ICYMI: The Forward on Governor Murphy's Nomination of Rachel Wainer Apter
Jewish history, and RBG, shaped Rachel Wainer Apter’s path to New Jersey’s top court
The Forward – Jacob Kornbluh
When Rachel Wainer Apter told her three children that she had just been nominated as a justice of the New Jersey Supreme Court, they were overwhelmed with excitement. “They laughed, they cried, and they screamed – all at the same time,” Apter, an Orthodox Jew and resident of Englewood, NJ, told the Forward in an interview. “I think that that was a perfect encapsulation of how I felt as well – incredibly grateful.”
Apter, 40, has served as director of the state Division of Civil Rights in the Attorney General’s office since 2018. Earlier this month, Governor Phil Murphy – who is running for re-election in November – chose her to replace Associate Justice Jaynee LaVecchia, who is retiring on August 31.
In an interview, Apter said that learning about the Holocaust at a young age while attending Jewish day school is what drew her to advocating for civil rights and social justice. “I had vivid dreams that I was living during the Holocaust,” she said. Apter described her formative years at the Gottesman RTW Academy, formerly known as the Hebrew Academy of Morris County, in Randolph, N.J. and a year-long period of reading books about the Holocaust. “I knew at the time that the world, in so many ways, was profoundly unfair and that people had the capacity for evil when dehumanization started and when people allowed themselves to see other human beings as somehow subhuman or not worthy. And so I always knew that that was something that I wanted to address.”
While attending Harvard Law School, Apter said she “figured out” that civil rights law and the promise of equal justice under the law was key to having people’s dignity affirmed. After graduating in 2004, she clerked for Jed Rakoff, a former federal judge for the Southern District of New York, and then for Robert Katzmann, the chief judge of the Court of Appeals for the Second Circuit. She then went to work for the late Supreme Court Justice Ruth Bader Ginsburg.
Apter described Ginsburg as “an incredible boss, mentor, and friend.” The announcement of Apter’s nomination fell on Ginsburg’s 88th birthday and was held at the newly renamed Ruth Bader Ginsburg Hall at Rutgers Law School, where RBG served as a professor. “I think the most important lesson from her was how the law impacts individuals every single day,” Apter said. “For Justice Ginsburg, every single case was the most important case in the life of the litigants and in the life of the individuals who the law would impact.
Inspired by Jewish history
In her acceptance speech, Apter mentioned how her great-grandparents fled antisemitic persecution in Russia and Europe in search of freedom. And she suggested that the concept of tikkun olam (repairing the world) in the Jewish tradition is what inspires her to fight hatred and bigotry. “Judaism is a huge part of my life right now, but specifically when it comes to my work,” Apter said in the interview.
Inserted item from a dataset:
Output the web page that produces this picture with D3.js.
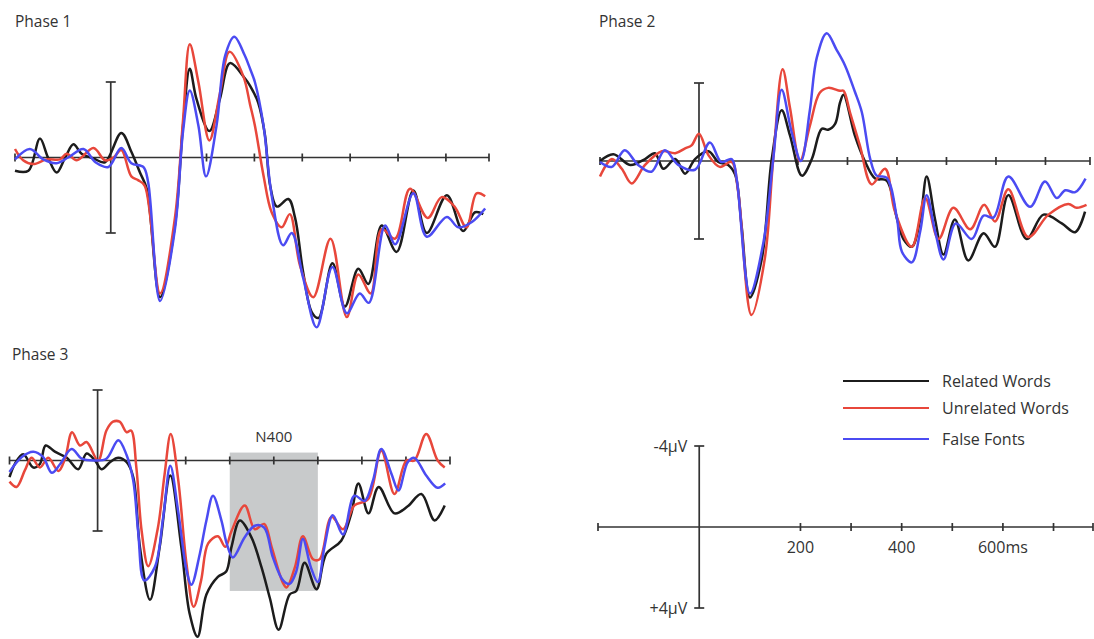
<!DOCTYPE html>
<html lang="en">
<head>
<meta charset="UTF-8">
<title>ERP waveforms - Phase 1-3</title>
<script src="https://d3js.org/d3.v7.min.js"></script>
<style>
body { margin: 0; background: #fff; }
svg text { font-family: "Open Sans", "Noto Sans", sans-serif; fill: #333; }
.wave { fill: none; stroke-width: 2.5px; stroke-linejoin: round; }
.axis { stroke: #333; stroke-width: 1.7px; fill: none; }
</style>
</head>
<body>
<div id="chart"></div>
<script>
// series = [ms, µV] pairs, negative plotted up
var seriesNames = ["Related Words", "Unrelated Words", "False Fonts"];
var seriesColors = ["#1c1c1c", "#e8473b", "#4b4bf2"];
var tickValues = [200, 300, 400, 500, 600, 700];
var scaleLabels = [200, 400, 600];
var scaleVolts = [-4, 4];
var n400Window = [300, 500];
var n400Volts = [-0.45, 7.4];

var p1Related = [[-200,0.7],[-172,0.7],[-148,-1.0],[-131,0],[-113,0.8],[-96,0.05],[-78,-0.7],[-61,-0.2],[-36,0.05],[-12,0.25],[22,-1.3],[43,-0.3],[61,0.8],[75,1.65],[103,7.4],[134,3.6],[151,-1.7],[165,-4.7],[179,-3.1],[206,-1.4],[228,-3.1],[249,-5.0],[280,-4.2],[291,-3.8],[308,-2.9],[322,-1.2],[333,1.5],[347,2.6],[371,2.2],[385,3.2],[402,6.1],[420,8.2],[434,8.5],[463,5.6],[489,7.9],[517,5.9],[538,6.7],[566,3.6],[597,5.0],[632,1.75],[660,4.0],[702,2.0],[736,3.9],[761,2.9],[778,3.0]];
var p1Unrelated = [[-200,-0.45],[-183,0.15],[-162,0.35],[-134,0.1],[-106,0.1],[-92,-0.2],[-71,0.15],[-36,-0.5],[-12,0.15],[6,0],[22,-0.4],[43,1.0],[57,1.2],[71,1.5],[103,7.2],[134,3.2],[151,-2.0],[165,-6.0],[183,-4.0],[206,-0.9],[228,-3.4],[248,-5.6],[277,-4.3],[291,-2.8],[301,-1.7],[319,0.95],[336,2.9],[357,3.7],[374,3.0],[395,5.7],[423,7.4],[459,4.3],[493,8.45],[517,6.2],[543,7.2],[566,3.8],[594,4.3],[625,1.65],[662,3.2],[691,2.1],[718,2.6],[743,3.7],[764,1.9],[782,2.05]];
var p1False = [[-200,0.1],[-169,-0.45],[-141,0.1],[-113,0.3],[-89,0],[-57,-0.45],[-32,0.25],[-5,0.5],[22,-0.5],[43,0.3],[68,0.5],[78,1.3],[103,7.6],[134,3.8],[151,-1.4],[165,-3.55],[183,-1.7],[199,1.0],[221,-1.7],[239,-5.4],[258,-6.4],[280,-5.4],[291,-4.7],[301,-4.0],[319,-1.7],[336,2.0],[360,4.65],[378,4.0],[402,6.4],[430,9.0],[463,5.8],[493,8.25],[520,7.2],[539,7.7],[573,3.6],[594,4.6],[632,1.9],[660,4.2],[702,3.15],[726,3.7],[755,3.4],[782,2.7]];

var p2Related = [[-200,0],[-173,-0.35],[-139,0.2],[-109,-0.1],[-89,-0.4],[-72,0.4],[-48,-0.1],[-28,0.65],[-8,-0.1],[19,-0.5],[39,0.05],[59,0.2],[73,0.7],[86,3.3],[103,7.0],[127,5.0],[147,-0.1],[167,-2.6],[184,-1.3],[208,0.75],[228,-0.1],[248,-1.65],[261,-1.6],[275,-1.9],[285,-3.0],[292,-3.4],[315,-1.3],[335,0],[356,0.9],[379,1.0],[400,2.95],[413,4.0],[430,4.4],[447,3.0],[460,0.8],[477,3.0],[494,4.8],[517,3.0],[544,5.1],[575,3.7],[598,4.4],[625,1.75],[662,4.0],[696,2.75],[733,3.2],[760,3.65],[780,2.6]];
var p2Unrelated = [[-200,0.8],[-176,-0.1],[-156,0.4],[-136,1.15],[-109,0.2],[-75,-0.5],[-48,-0.4],[-28,-0.65],[-15,-0.8],[0,-1.4],[19,-0.3],[42,0.3],[66,0.05],[79,1.55],[106,7.9],[133,5.0],[150,-0.1],[169,-4.7],[184,-2.7],[204,0],[224,-1.8],[244,-3.5],[261,-3.75],[285,-3.6],[292,-3.6],[305,-2.5],[325,-0.8],[349,1.2],[376,0.4],[396,2.6],[430,4.4],[457,1.9],[484,4.0],[514,2.4],[548,3.5],[576,2.25],[598,3.1],[625,1.45],[665,3.9],[706,2.75],[746,2.2],[763,2.4],[783,2.25]];
var p2False = [[-200,0.05],[-176,0.3],[-150,-0.55],[-123,0.2],[-96,0.55],[-69,-0.55],[-42,0.2],[-8,0.45],[22,-0.95],[45,0.05],[66,-0.1],[76,0.9],[103,6.8],[130,4.2],[150,-0.1],[167,-3.65],[187,-1.5],[206,0],[224,-2.6],[238,-5.3],[258,-6.55],[278,-5.7],[295,-4.9],[315,-3.55],[329,-2.5],[346,-0.1],[359,0.75],[379,0.85],[400,2.95],[410,4.65],[430,5.2],[447,3.6],[460,1.75],[477,3.6],[494,5.05],[519,3.2],[551,4.0],[575,2.8],[595,2.9],[625,0.8],[669,2.35],[699,1.05],[723,1.9],[740,1.5],[760,1.6],[781,0.9]];

var p3Related = [[-200,0.95],[-188,0.2],[-169,-0.35],[-146,0.4],[-131,0.2],[-118,-0.85],[-97,-0.5],[-70,-0.15],[-44,0.5],[-25,-0.4],[-6,0],[9,0.5],[28,0.1],[47,-0.15],[66,0.1],[81,0.95],[96,4.9],[119,7.9],[141,4.9],[165,0.85],[190,4.9],[209,8.7],[227,10.0],[247,7.6],[273,6.6],[292,6.3],[304,4.9],[323,3.4],[349,4.35],[372,6.05],[391,7.8],[411,9.6],[436,7.6],[451,7.4],[470,5.8],[497,7.3],[519,5.3],[553,4.55],[576,3.0],[592,1.3],[615,3.0],[638,1.5],[674,3.0],[704,2.6],[735,1.9],[765,3.4],[788,2.55]];
var p3Unrelated = [[-200,1.2],[-184,1.5],[-165,0.55],[-150,-0.15],[-131,0.4],[-112,-0.15],[-89,0.6],[-74,-0.1],[-58,-1.6],[-40,-0.85],[-25,-1.05],[1,0],[20,-1.7],[35,-2.2],[50,-2.2],[66,-1.6],[76,-1.7],[88,0.4],[100,4.0],[115,6.0],[137,3.8],[152,0.8],[166,-1.5],[183,1.1],[202,5.9],[218,8.3],[235,6.8],[251,4.7],[273,4.3],[290,4.9],[304,4.0],[334,2.55],[357,3.9],[378,3.6],[395,4.9],[420,6.9],[429,7.2],[448,6.05],[466,4.3],[489,5.6],[504,5.6],[531,3.2],[557,3.9],[583,2.55],[614,2.2],[644,-0.55],[674,1.9],[701,0],[719,0],[746,-1.5],[772,0],[788,0.4]];
var p3False = [[-200,0.65],[-172,-0.2],[-146,-0.5],[-124,-0.2],[-104,0.7],[-85,0.2],[-59,-0.65],[-36,-0.1],[-6,0],[20,-0.1],[47,-1.15],[66,-0.3],[81,1.15],[92,4.0],[106,6.8],[130,6.05],[149,3.2],[165,0.3],[183,2.9],[202,6.25],[213,7.05],[232,5.3],[247,3.4],[262,2.0],[281,3.4],[293,4.7],[307,5.5],[334,4.35],[357,3.7],[378,3.8],[398,5.5],[421,6.8],[436,7.0],[451,6.3],[466,4.45],[484,6.05],[500,6.9],[515,4.9],[534,3.1],[557,4.2],[583,2.0],[606,2.3],[625,1.15],[644,-0.65],[667,0.75],[683,1.7],[704,0.1],[719,-0.15],[746,0.85],[772,1.55],[789,1.3]];

var width = 1094, height = 639;
var svg = d3.select("#chart").append("svg")
    .attr("width", width).attr("height", height);

// panel layout (pixels)
var panels = [
    {title: "Phase 1", data: [p1Related, p1Unrelated, p1False], left: 15, right: 489, tEnd: 790, top: 82, bottom: 233, tx: 15, ty: 27},
    {title: "Phase 2", data: [p2Related, p2Unrelated, p2False], left: 600, right: 1090, tEnd: 790, top: 83, bottom: 239, tx: 599, ty: 27},
    {title: "Phase 3", data: [p3Related, p3Unrelated, p3False], left: 9.5, right: 450, tEnd: 800, top: 390, bottom: 531, tx: 12, ty: 360, n400: true}
];
var scalePanel = {left: 598, right: 1093, tEnd: 778, top: 446, bottom: 608};

function drawFrame(g, p, x, y) {
    var y0 = y(0);
    g.append("line").attr("class", "axis")
        .attr("x1", x(-200)).attr("x2", x(p.tEnd)).attr("y1", y0).attr("y2", y0);
    g.selectAll("line.tick")
        .data([-200].concat(tickValues, [p.tEnd]))
        .enter().append("line").attr("class", "axis tick")
        .attr("x1", function(d) { return x(d); }).attr("x2", function(d) { return x(d); })
        .attr("y1", y0 - 4).attr("y2", y0 + 4);
    // voltage bar at 0 ms
    g.append("line").attr("class", "axis")
        .attr("x1", x(0)).attr("x2", x(0))
        .attr("y1", y(scaleVolts[0])).attr("y2", y(scaleVolts[1]));
    g.selectAll("line.cap")
        .data(scaleVolts).enter().append("line").attr("class", "axis cap")
        .attr("x1", x(0) - 5).attr("x2", x(0) + 5)
        .attr("y1", function(d) { return y(d); }).attr("y2", function(d) { return y(d); });
}

panels.forEach(function(p) {
    var x = d3.scaleLinear().domain([-200, p.tEnd]).range([p.left, p.right]);
    var y = d3.scaleLinear().domain([-4, 4]).range([p.top, p.bottom]);
    var g = svg.append("g");

    g.append("text").attr("x", p.tx).attr("y", p.ty)
        .style("font-size", "15.5px").text(p.title);

    if (p.n400) {
        g.append("rect")
            .attr("x", x(n400Window[0])).attr("width", x(n400Window[1]) - x(n400Window[0]))
            .attr("y", y(n400Volts[0])).attr("height", y(n400Volts[1]) - y(n400Volts[0]))
            .attr("fill", "#c8cacb");
        g.append("text")
            .attr("x", (x(n400Window[0]) + x(n400Window[1])) / 2).attr("y", y(n400Volts[0]) - 11)
            .attr("text-anchor", "middle").style("font-size", "15px").text("N400");
    }

    drawFrame(g, p, x, y);

    var line = d3.line()
        .x(function(d) { return x(d[0]); })
        .y(function(d) { return y(d[1]); })
        .curve(d3.curveCatmullRom.alpha(0.5));

    g.selectAll("path.wave")
        .data(p.data).enter().append("path")
        .attr("class", "wave")
        .attr("stroke", function(d, i) { return seriesColors[i]; })
        .attr("d", line);
});

// scale / legend panel
(function() {
    var p = scalePanel;
    var x = d3.scaleLinear().domain([-200, p.tEnd]).range([p.left, p.right]);
    var y = d3.scaleLinear().domain([-4, 4]).range([p.top, p.bottom]);
    var g = svg.append("g");
    drawFrame(g, p, x, y);

    g.selectAll("text.vlab")
        .data(scaleVolts).enter().append("text")
        .attr("x", x(0) - 12).attr("y", function(d) { return y(d); })
        .attr("dy", "0.35em").attr("text-anchor", "end")
        .style("font-size", "16px")
        .text(function(d) { return (d < 0 ? "-" : "+") + Math.abs(d) + "\u00b5V"; });

    g.selectAll("text.tlab")
        .data(scaleLabels).enter().append("text")
        .attr("x", function(d) { return x(d); }).attr("y", y(0) + 26)
        .attr("text-anchor", "middle").style("font-size", "16px")
        .text(function(d, i) { return i === scaleLabels.length - 1 ? d + "ms" : d; });

    var legend = g.selectAll("g.legend")
        .data(seriesNames).enter().append("g")
        .attr("transform", function(d, i) { return "translate(843," + [381, 408, 439][i] + ")"; });
    legend.append("line")
        .attr("x1", 0).attr("x2", 86)
        .attr("stroke", function(d, i) { return seriesColors[i]; })
        .attr("stroke-width", 2);
    legend.append("text")
        .attr("x", 99).attr("dy", "0.35em")
        .style("font-size", "16px")
        .text(function(d) { return d; });
})();
</script>
</body>
</html>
Growing up in Rockaway, NJ, Apter attended White Meadow Temple, a Conservative synagogue. After graduating from the University of Pennsylvania, she spent a year working at the Religious Action Center, the policy arm of the Reform movement. She is now a member of Kehilat Kesher, an Orthodox synagogue serving the New Jersey towns of Tenafly and Englewood, and her children attend the Solomon Schechter Day School of Bergen County.
Apter joined the Murphy administration in 2018 after serving on the Democratic governor’s transition team, and following a career as a senior staff attorney for the American Civil Liberties Union. In 2019, she led an effort to have the “Rise Up Ocean County” movement removed from social media platforms for targeting the Hasidic community in Lakewood, NJ.
“The Division on Civil Rights works to protect the civil rights of all New Jersey residents,” she said. “And I have been incredibly grateful to be able to work across all issue areas over the past several years in an effort to bring us closer to achieving the promise of equal rights.” Apter said that addressing systemic bias and systemic racism is a key civil rights issue that needs to be fully acknowledged and addressed.
Apter’s nomination is pending approval from the state bar association and must be confirmed by the Democratic-controlled state senate. If confirmed, she would tilt the NJ Supreme Court to a majority of Democrats in the seven-member body. LaVecchia was an independent in the evenly split court.
Her nomination received broad support from the local Jewish and faith-based communities.
“The idea of tikkun olam is the most important part of Judaism, or just as important as Shabbat, kashrut, or some of other things that are more closely associated with traditional observance,” Apter explained.
“It could not say more times in the Torah that it is your responsibility to take care of the stranger; it is your responsibility to take care of people who are poor; it is your responsibility to take care of the orphan — because we are a stranger in the land of Egypt. So that’s a huge part of Judaism for me.”